++++ SUPPLIED MATERIAL ++++
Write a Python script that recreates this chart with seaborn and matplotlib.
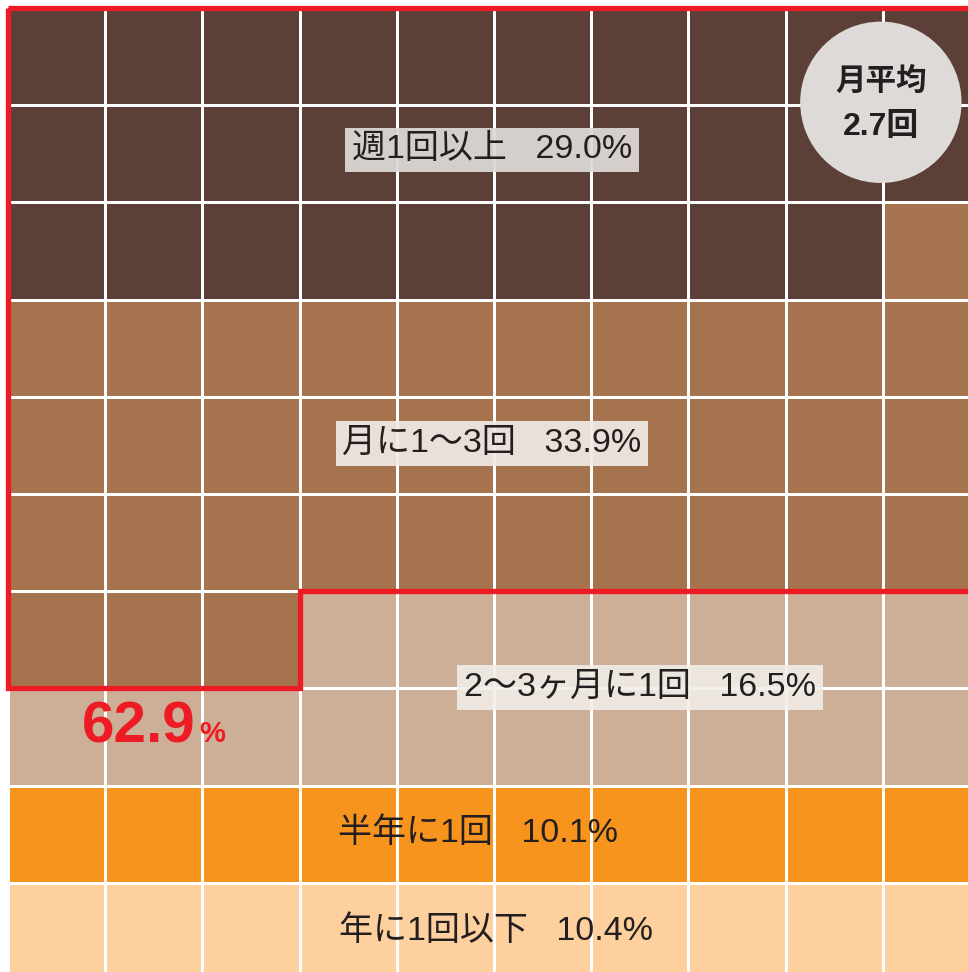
import numpy as np
import matplotlib
matplotlib.use("Agg")
import matplotlib.pyplot as plt
from matplotlib.colors import ListedColormap
from matplotlib.patches import Circle, Polygon
import seaborn as sns

# data
categories = ["週1回以上", "月に1〜3回", "2〜3ヶ月に1回", "半年に1回", "年に1回以下"]
shares = [29.0, 33.9, 16.5, 10.1, 10.4]
cell_counts = [29, 34, 17, 10, 10]
colors = ["#5C4037", "#A5744F", "#CDAE96", "#F7941E", "#FDD09E"]
highlight_share = 62.9
monthly_avg = 2.7

# latin digits from Liberation Sans, kana/kanji from Noto CJK
JP = ["Liberation Sans", "Noto Sans CJK JP", "DejaVu Sans"]
RED = "#ED1C24"

sns.set_theme(style="white")
plt.rcParams["font.family"] = JP

cells = np.repeat(np.arange(len(categories)), cell_counts).reshape(10, 10)

fig = plt.figure(figsize=(9.68, 9.72), dpi=100)
ax = fig.add_axes([8 / 968, -8 / 972, 972 / 968, 972 / 972])
sns.heatmap(cells, cmap=ListedColormap(colors), vmin=-0.5, vmax=len(colors) - 0.5,
            cbar=False, linewidths=2.0, linecolor="white", square=False,
            xticklabels=False, yticklabels=False, ax=ax)
ax.set_xlim(0, 10)
ax.set_ylim(10, 0)

# outline around the first two groups
n_top = cell_counts[0] + cell_counts[1]
full_rows, rest = divmod(n_top, 10)
outline = [(0, 0), (10, 0), (10, full_rows), (rest, full_rows),
           (rest, full_rows + 1), (0, full_rows + 1)]
ax.add_patch(Polygon(outline, closed=True, fill=False, edgecolor=RED,
                     linewidth=3.8, joinstyle="miter", zorder=5, clip_on=False))

# category labels
label_pos = [(4.98, 1.46), (4.98, 4.48), (6.5, 6.99), (4.84, 8.49), (5.02, 9.5)]
boxed = [("#DCD8D5", 0.95), ("#F0EBE6", 0.92), ("#F2EEE9", 0.88), None, None]
for name, val, (x, y), box in zip(categories, shares, label_pos, boxed):
    txt = f"{name}   {val:.1f}%"
    kw = dict(ha="center", va="center", fontsize=24.5, color="#231F20",
              family=JP, zorder=6)
    if box:
        kw["bbox"] = dict(boxstyle="square,pad=0.2", facecolor=box[0],
                          edgecolor="none", alpha=box[1])
    ax.text(x, y, txt, **kw)

# highlight share
ax.text(1.93, 7.4, f"{highlight_share:.1f}", ha="right", va="center", fontsize=42,
        fontweight="bold", color=RED, family=JP, zorder=6)
ax.text(1.97, 7.47, "%", ha="left", va="center", fontsize=21,
        fontweight="bold", color=RED, family=JP, zorder=6)

# monthly average badge
ax.add_patch(Circle((8.98, 0.97), 0.83, facecolor="#DEDAD8", edgecolor="none", zorder=6))
ax.text(8.98, 0.76, "月平均", ha="center", va="center", fontsize=22,
        fontweight="bold", color="#231F20", family=JP, zorder=7)
ax.text(8.98, 1.22, f"{monthly_avg}回", ha="center", va="center", fontsize=23,
        fontweight="bold", color="#231F20", family=JP, zorder=7)

ax.set_axis_off()
fig.savefig("out.png", dpi=100)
++++
TASK DESCRIPTION:
Write out each line of the data exactly; the images should be left out.

TASK SOLUTION:
Write a Python script that recreates this chart with seaborn and matplotlib.
import numpy as np
import matplotlib
matplotlib.use("Agg")
import matplotlib.pyplot as plt
from matplotlib.colors import ListedColormap
from matplotlib.patches import Circle, Polygon
import seaborn as sns

# data
categories = ["週1回以上", "月に1〜3回", "2〜3ヶ月に1回", "半年に1回", "年に1回以下"]
shares = [29.0, 33.9, 16.5, 10.1, 10.4]
cell_counts = [29, 34, 17, 10, 10]
colors = ["#5C4037", "#A5744F", "#CDAE96", "#F7941E", "#FDD09E"]
highlight_share = 62.9
monthly_avg = 2.7

# latin digits from Liberation Sans, kana/kanji from Noto CJK
JP = ["Liberation Sans", "Noto Sans CJK JP", "DejaVu Sans"]
RED = "#ED1C24"

sns.set_theme(style="white")
plt.rcParams["font.family"] = JP

cells = np.repeat(np.arange(len(categories)), cell_counts).reshape(10, 10)

fig = plt.figure(figsize=(9.68, 9.72), dpi=100)
ax = fig.add_axes([8 / 968, -8 / 972, 972 / 968, 972 / 972])
sns.heatmap(cells, cmap=ListedColormap(colors), vmin=-0.5, vmax=len(colors) - 0.5,
            cbar=False, linewidths=2.0, linecolor="white", square=False,
            xticklabels=False, yticklabels=False, ax=ax)
ax.set_xlim(0, 10)
ax.set_ylim(10, 0)

# outline around the first two groups
n_top = cell_counts[0] + cell_counts[1]
full_rows, rest = divmod(n_top, 10)
outline = [(0, 0), (10, 0), (10, full_rows), (rest, full_rows),
           (rest, full_rows + 1), (0, full_rows + 1)]
ax.add_patch(Polygon(outline, closed=True, fill=False, edgecolor=RED,
                     linewidth=3.8, joinstyle="miter", zorder=5, clip_on=False))

# category labels
label_pos = [(4.98, 1.46), (4.98, 4.48), (6.5, 6.99), (4.84, 8.49), (5.02, 9.5)]
boxed = [("#DCD8D5", 0.95), ("#F0EBE6", 0.92), ("#F2EEE9", 0.88), None, None]
for name, val, (x, y), box in zip(categories, shares, label_pos, boxed):
    txt = f"{name}   {val:.1f}%"
    kw = dict(ha="center", va="center", fontsize=24.5, color="#231F20",
              family=JP, zorder=6)
    if box:
        kw["bbox"] = dict(boxstyle="square,pad=0.2", facecolor=box[0],
                          edgecolor="none", alpha=box[1])
    ax.text(x, y, txt, **kw)

# highlight share
ax.text(1.93, 7.4, f"{highlight_share:.1f}", ha="right", va="center", fontsize=42,
        fontweight="bold", color=RED, family=JP, zorder=6)
ax.text(1.97, 7.47, "%", ha="left", va="center", fontsize=21,
        fontweight="bold", color=RED, family=JP, zorder=6)

# monthly average badge
ax.add_patch(Circle((8.98, 0.97), 0.83, facecolor="#DEDAD8", edgecolor="none", zorder=6))
ax.text(8.98, 0.76, "月平均", ha="center", va="center", fontsize=22,
        fontweight="bold", color="#231F20", family=JP, zorder=7)
ax.text(8.98, 1.22, f"{monthly_avg}回", ha="center", va="center", fontsize=23,
        fontweight="bold", color="#231F20", family=JP, zorder=7)

ax.set_axis_off()
fig.savefig("out.png", dpi=100)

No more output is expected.